TNtunca entenderé al príncipe de la Cenicienta. Un tipo que rinde su reino a los pies de la primera muchacha a la que cuadra un zapatito de cristal. Qué pasa si se equivoca. Y lo que en verdad importa, qué pasaría por la cabeza de las otras muchachas del cuento al saber que durante un instante tuvieron el destino de sus vidas en la punta de un pie.

Es posible que en el mundo real también ocurran estas cosas. Que un día, acaso sin darnos cuenta, perdamos la ocasión de ser princesas sólo porque nuestro pie no estuvo a la altura. Y quien dice un pie dice una persona, una región, un país. De La Roja, por ejemplo, lo que nos enorgullece es que al menos para esa danza acompasada del fútbol ha refinado los pies hasta salir del baile convertida en princesa bajo la mirada envidiosa de las demás naciones.

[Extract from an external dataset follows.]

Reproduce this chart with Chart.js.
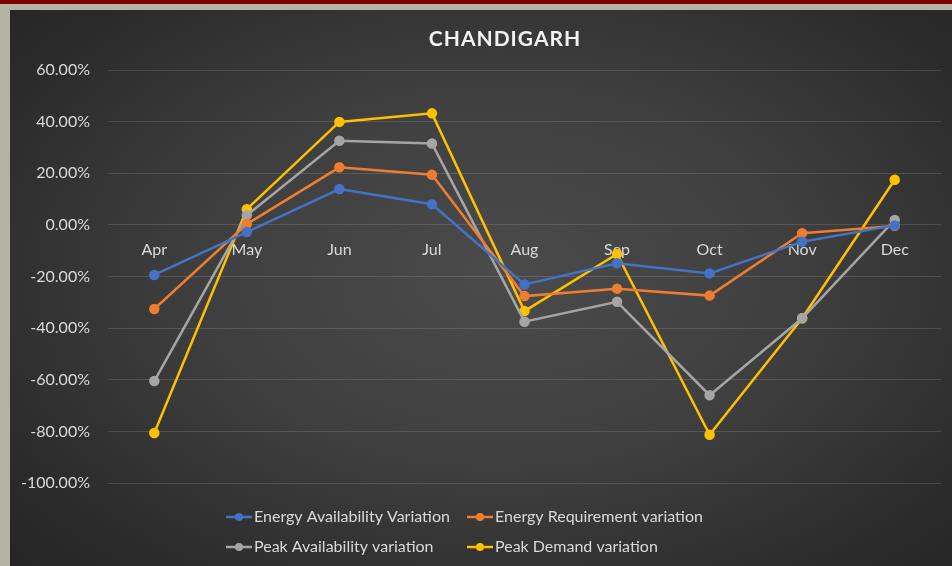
<!DOCTYPE html>
<html>
<head>
<meta charset="utf-8">
<script src="https://cdn.jsdelivr.net/npm/chart.js@4.4.1/dist/chart.umd.min.js"></script>
<style>
    html, body { margin: 0; padding: 0; }
    body {
        width: 952px; height: 566px; overflow: hidden;
        background: #b4b4a4;
        position: relative;
    }
    .topbar { position: absolute; left: 0; top: 0; width: 952px; height: 4px; background: #7f0000; }
    .box {
        position: absolute; left: 10px; top: 10px; width: 942px; height: 556px;
        background: radial-gradient(ellipse 70% 75% at 52% 48%, #4b4b4b 0%, #3f3f3f 45%, #2b2b2b 85%, #262626 100%);
    }
</style>
</head>
<body>
<div class="topbar"></div>
<div class="box"><canvas id="grafik" width="942" height="556"></canvas></div>
<script>
const months = ['Apr', 'May', 'Jun', 'Jul', 'Aug', 'Sep', 'Oct', 'Nov', 'Dec'];
const energyAvailability = [-19.4, -2.8, 13.9, 8.0, -23.1, -14.9, -18.8, -6.5, -0.2]; // %
const energyRequirement = [-32.6, 0.3, 22.3, 19.4, -27.6, -24.7, -27.4, -3.2, -0.4];
const peakAvailability = [-60.5, 3.7, 32.6, 31.5, -37.5, -29.8, -66.0, -36.2, 1.9];
const peakDemand = [-80.6, 6.1, 39.9, 43.2, -33.4, -11.3, -81.3, -36.2, 17.5];
const yTicks = [60, 40, 20, 0, -20, -40, -60, -80, -100];

const FONT = 'Lato';
const TEXT = '#d9d9d9';

function seri(label, values, color) {
    return {
        label: label,
        data: values,
        borderColor: color,
        backgroundColor: color,
        borderWidth: 2.5,
        pointRadius: 4,
        pointHoverRadius: 4,
        tension: 0
    };
}

// judul dan legenda digambar sendiri supaya posisinya sama dengan gambar
const hiasan = {
    id: 'hiasan',
    afterDraw(chart) {
        const c = chart.ctx;
        c.save();
        c.fillStyle = '#f2f2f2';
        c.font = 'bold 21px ' + FONT;
        c.textAlign = 'center';
        c.textBaseline = 'middle';
        if ('letterSpacing' in c) c.letterSpacing = '1px';
        c.fillText('CHANDIGARH', 495, 29);
        if ('letterSpacing' in c) c.letterSpacing = '0px';

        const cols = [216, 457];
        const rows = [507, 537];
        chart.data.datasets.forEach((ds, i) => {
            const x = cols[i % 2];
            const y = rows[Math.floor(i / 2)];
            c.strokeStyle = ds.borderColor;
            c.lineWidth = 2.5;
            c.beginPath();
            c.moveTo(x, y);
            c.lineTo(x + 26, y);
            c.stroke();
            c.fillStyle = ds.borderColor;
            c.beginPath();
            c.arc(x + 13, y, 4, 0, Math.PI * 2);
            c.fill();
            c.fillStyle = TEXT;
            c.font = '16px ' + FONT;
            c.textAlign = 'left';
            c.fillText(ds.label, x + 28, y);
        });
        c.restore();
    }
};

const config = {
    type: 'line',
    data: {
        labels: months,
        datasets: [
            seri('Energy Availability Variation', energyAvailability, '#4472c4'),
            seri('Energy Requirement variation', energyRequirement, '#ed7d31'),
            seri('Peak Availability variation', peakAvailability, '#a5a5a5'),
            seri('Peak Demand variation', peakDemand, '#ffc000')
        ]
    },
    options: {
        responsive: false,
        animation: false,
        layout: { padding: { left: 0, right: 11, top: 60, bottom: 83 } },
        plugins: {
            legend: { display: false },
            title: { display: false },
            tooltip: { enabled: false }
        },
        scales: {
            x: {
                position: { y: 0 },
                offset: true,
                grid: { display: false },
                border: { display: false },
                ticks: { color: TEXT, font: { family: FONT, size: 16 }, padding: 7 }
            },
            y: {
                min: -100,
                max: 60,
                afterFit(scale) { scale.width = 98; },
                afterBuildTicks(scale) { scale.ticks = yTicks.map(v => ({ value: v })); },
                grid: { color: 'rgba(255,255,255,0.13)', lineWidth: 1, drawTicks: false },
                border: { display: false },
                ticks: {
                    color: TEXT,
                    font: { family: FONT, size: 16 },
                    padding: 18,
                    callback: v => v.toFixed(2) + '%'
                }
            }
        }
    },
    plugins: [hiasan]
};

const ctx = document.getElementById('grafik').getContext('2d');
new Chart(ctx, config);
</script>
</body>
</html>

En Extremadura, el baile en el cual las otras damas del Reino nos examinan con sus ojos de viejas princesas resabiadas se celebra durante el Festival de Teatro Clásico de Mérida. Se le toma medida a nuestra red de transportes, a nuestros hoteles y hosteleros, pero también a nuestra cortesía, a ese refinamiento y esa sensibilidad gozosa que se le presupone a toda mayoría de edad. Nuestro Festival de Teatro Clásico es el más importante de su género. Es nuestro zapato de cristal. El que compra una entrada está comprando un código por el cual se descifran los misterios del pasado en el lenguaje y el ritmo del presente. Está ratificando su apoyo a la excelencia. Por eso importa tanto que las gradas se llenen cada noche, para que no pierda sentido ni languidezca hasta desaparecer. De otro modo, saldríamos del baile convertidos de nuevo en la Cenicienta desaliñada que un día fuimos. Vayamos al teatro. A rendirnos a la magia, a vestirnos de largo, a calzarnos la noche.